2. Celebrity to CEO: She exemplifies a shift where musicians and artists transition into serious business operators and majority owners rather than paid endorsers.
3. Legacy building: Her brand ecosystem stands to outlive her music, creating long-term enterprise value and generational wealth.
What Comes Next? Challenges & Opportunities
Opportunity:
Expansion into skincare (Fenty Skin), fragrance, wellness-cross-category growth.
Emerging markets: Africa, Southeast Asia offer large opportunistic expansion.
Technology: Direct-to-consumer platforms, subscription models, and experiential retail continue to evolve.
Challenges:
Valuations require sustained growth. Consumer fashion and beauty are fickle.
Global supply-chain disruption, inflation and regulatory pressure in key markets.
Brand extension risk: losing core identity in pursuit of scale.
Competitive imitation: major beauty houses now mimic inclusivity strategies.
A Broader Conversation: Business Lessons
1. Solve real problems: Fenty’s inclusive shade range directly addressed underserved consumers - finding a genuine gap instead of superficial branding.
2. Ownership matters: Rihanna’s shift to ownership (rather than licensing deals alone) means she participates in upside, not just royalties.
3. Cultural authenticity: Her Barbadian roots and visible voice in brand direction give the ventures credibility beyond celebrity.
4. Reinvention: At a time when many stars struggle to transition out of music, Rihanna leveraged her platform into business - and kept evolving.
Conclusion
Rihanna’s ascent from hit-maker to billionaire entrepreneur is not just a personal triumph - it signals a transformation in how celebrities, culture and commerce intersect. She didn’t simply lend her name to brands; she helped build them, steer them and place them atop billion-dollar valuations.
For aspiring entrepreneurs - especially women and people of colour - her journey offers a blueprint: recognise market gaps, cultivate authenticity, claim ownership and stay agile.

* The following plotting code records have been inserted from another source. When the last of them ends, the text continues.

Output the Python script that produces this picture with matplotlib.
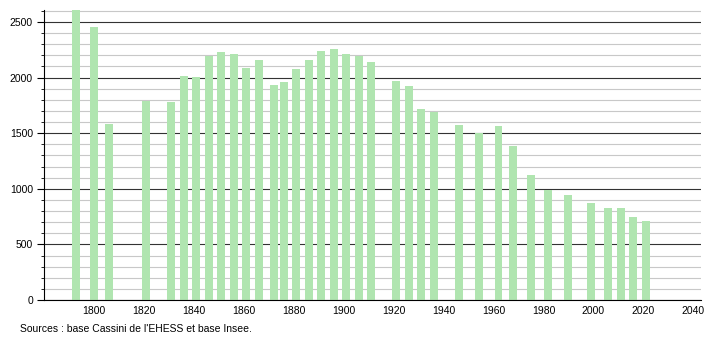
import numpy as np
import matplotlib.pyplot as plt
from matplotlib.ticker import MultipleLocator

plt.rcParams['font.family'] = ['Liberation Sans', 'DejaVu Sans']

years = [1793, 1800, 1806, 1821, 1831, 1836, 1841, 1846, 1851, 1856,
         1861, 1866, 1872, 1876, 1881, 1886, 1891, 1896, 1901, 1906,
         1911, 1921, 1926, 1931, 1936, 1946, 1954, 1962, 1968, 1975,
         1982, 1990, 1999, 2006, 2011, 2016, 2021]
population = [2620, 2452, 1583, 1792, 1780, 2014, 2002, 2197, 2227, 2209,
              2083, 2158, 1933, 1960, 2074, 2158, 2239, 2257, 2212, 2197,
              2140, 1969, 1924, 1717, 1693, 1571, 1499, 1565, 1385, 1124,
              989, 944, 875, 827, 827, 746, 710]
source_text = "Sources : base Cassini de l'EHESS et base Insee."

fig = plt.figure(figsize=(7.1, 3.4), dpi=100)
ax = fig.add_axes([0.062, 0.1176, 0.925, 0.853])

ax.bar(years, population, width=3.2, color='#b0e5b0', zorder=3)

ax.set_xlim(1780, 2043)
ax.set_ylim(0, 2608)
ax.xaxis.set_major_locator(MultipleLocator(20))
ax.set_xticks(range(1800, 2041, 20))
ax.yaxis.set_major_locator(MultipleLocator(500))
ax.yaxis.set_minor_locator(MultipleLocator(100))

ax.grid(axis='y', which='minor', color='#c8c8c8', linewidth=0.8, zorder=1)
ax.grid(axis='y', which='major', color='#333333', linewidth=0.8, zorder=2)

for s in ['top', 'right']:
    ax.spines[s].set_visible(False)
ax.spines['left'].set_linewidth(0.8)
ax.spines['bottom'].set_linewidth(0.8)
ax.spines['left'].set_zorder(4)
ax.spines['bottom'].set_zorder(4)

ax.tick_params(axis='x', length=0, labelsize=7.5, pad=4)
ax.tick_params(axis='y', which='major', length=5, width=0.8, labelsize=7.5, pad=3)
ax.tick_params(axis='y', which='minor', length=2.5, width=0.6)

fig.text(20 / 710, 1 - 329 / 340, source_text, fontsize=7.5, va='center', ha='left')

fig.savefig('out.png', dpi=100)
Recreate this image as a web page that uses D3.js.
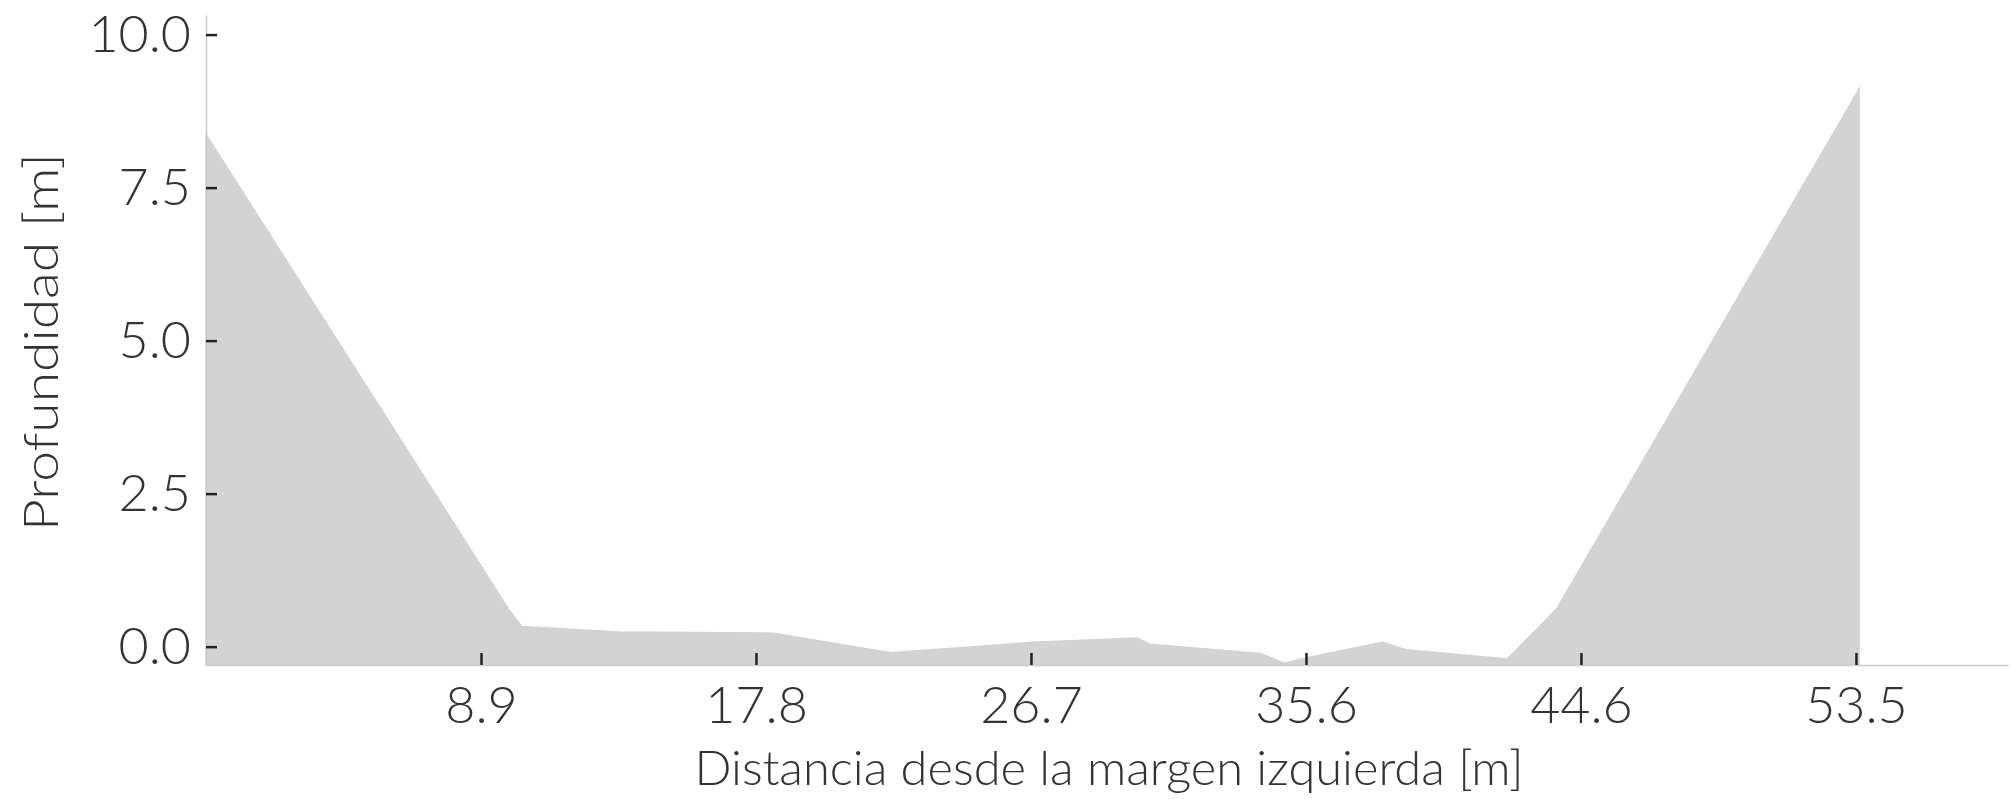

And for the beauty and fashion industries, Rihanna’s dual-brand success is a warning: consumer expectations are shifting. Inclusivity is no longer optional, representation matters, and culture-driven brands can outpace traditional incumbents.
In a world with rapid change, Rihanna is living proof that with vision, grit and strategy, barriers can be broken and legacies built.